Beard, 56, faces two counts of conspiring to make corrupt payments to government officials and officials of state-owned companies in Nigeria between 2010 and 2014 and Cameroon between 2007 and 2014, while Hopkirk, 50, and Labiaga, 55, are both facing one charge of conspiring to make corrupt payments to Nigerian officials between 2010 and 2014.
Gibson, 64, and Wakefield, 64, have been charged with four and three counts respectively in relation to conspiracies to make corrupt payments to officials in Nigeria, Cameroon and the Ivory Coast at various periods between 2007 and 2014. The pair were also charged with one count of falsifying documents between 2007 and 2011.
Glencore was founded in 1974 by Marc Rich, widely viewed as the godfather of the modern commodity trading industry, who fled to Switzerland when faced with US criminal charges in 1983 for trading with Iran.
Based in the Swiss town of Baar and listed in London, Glencore has evolved into a commodity giant with mines and trading operations around the world. It has long faced scrutiny over some of its activities.

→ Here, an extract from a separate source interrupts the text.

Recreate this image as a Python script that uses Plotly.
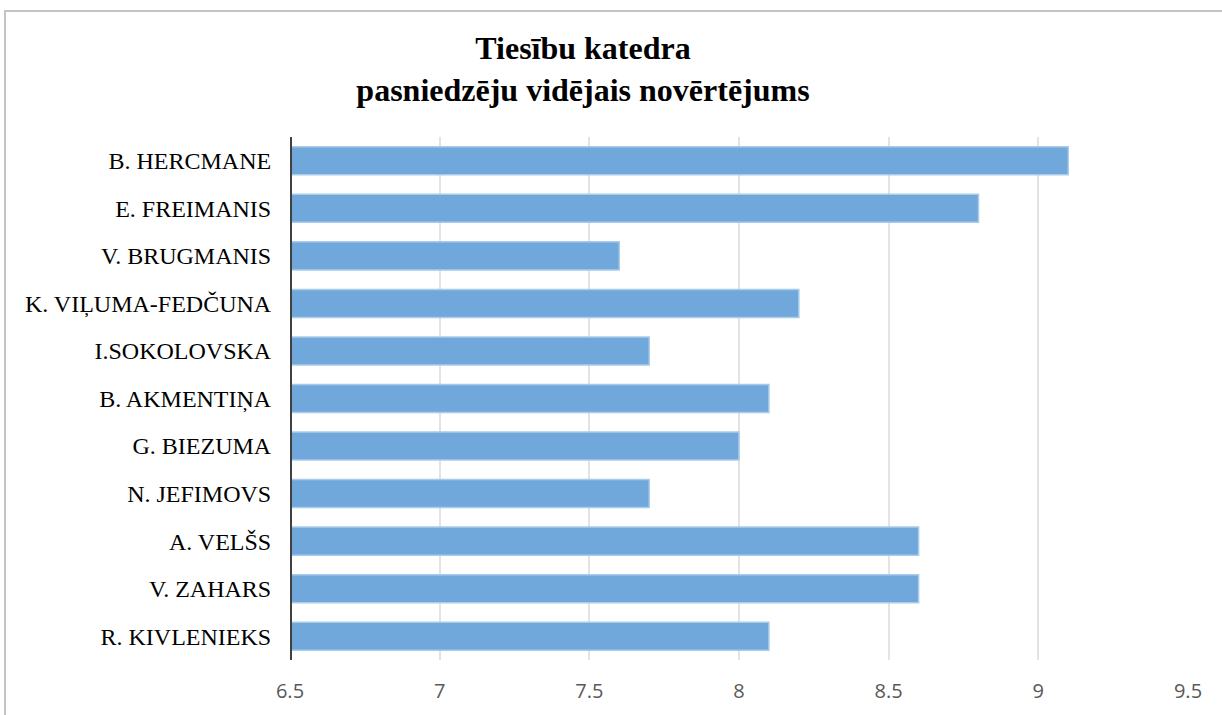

The charges against the former executives are the latest in a series of cases brought by European and US prosecutors against commodity trading companies or their executives.
Glencore in 2022 pleaded guilty to corruption charges in the UK and US and paid penalties totalling about $1.5bn over bribes in countries including Brazil and the Democratic Republic of Congo.
In a statement on Thursday, Glencore noted the charges brought against its former employees. “Glencore co-operated with the SFO in its investigation into this past conduct and resolved its SFO investigation in 2022. This conduct has no place in Glencore.”
Oxford-educated Beard joined Glencore in 1995 from BP to trade Russian oil, rising to become one of former chief executive Ivan Glasenberg’s key leaders and the most senior executive in the company’s London office.
After leaving Glencore in 2019, Beard founded investment group Adaptogen Capital to fund energy transition opportunities such as battery storage projects. He stepped down as a director last month, corporate filings show. Adaptogen did not respond to a request to comment.
The SFO had to seek permission from the attorney-general for England and Wales to bring the charges due to the legislation the SFO is using to prosecute the individuals. The UK general election meant that decision was passed from former attorney-general Victoria Prentis to the newly appointed Richard Hermer last month.
The SFO was originally looking at as many as 11 former Glencore executives over the conduct. The names of suspects have been protected to date by a reporting restriction from the court.
“Bribery damages financial markets and causes lasting harm to communities,” said Nick Ephgrave, the SFO’s director, in a statement. “Today’s action is an important step towards exposing overseas corruption and holding those who are responsible to account.”
Lawyers for Beard, Hopkirk and Gibson declined to comment. Lawyers for Labiaga and Wakefield did not immediately respond to requests for comment.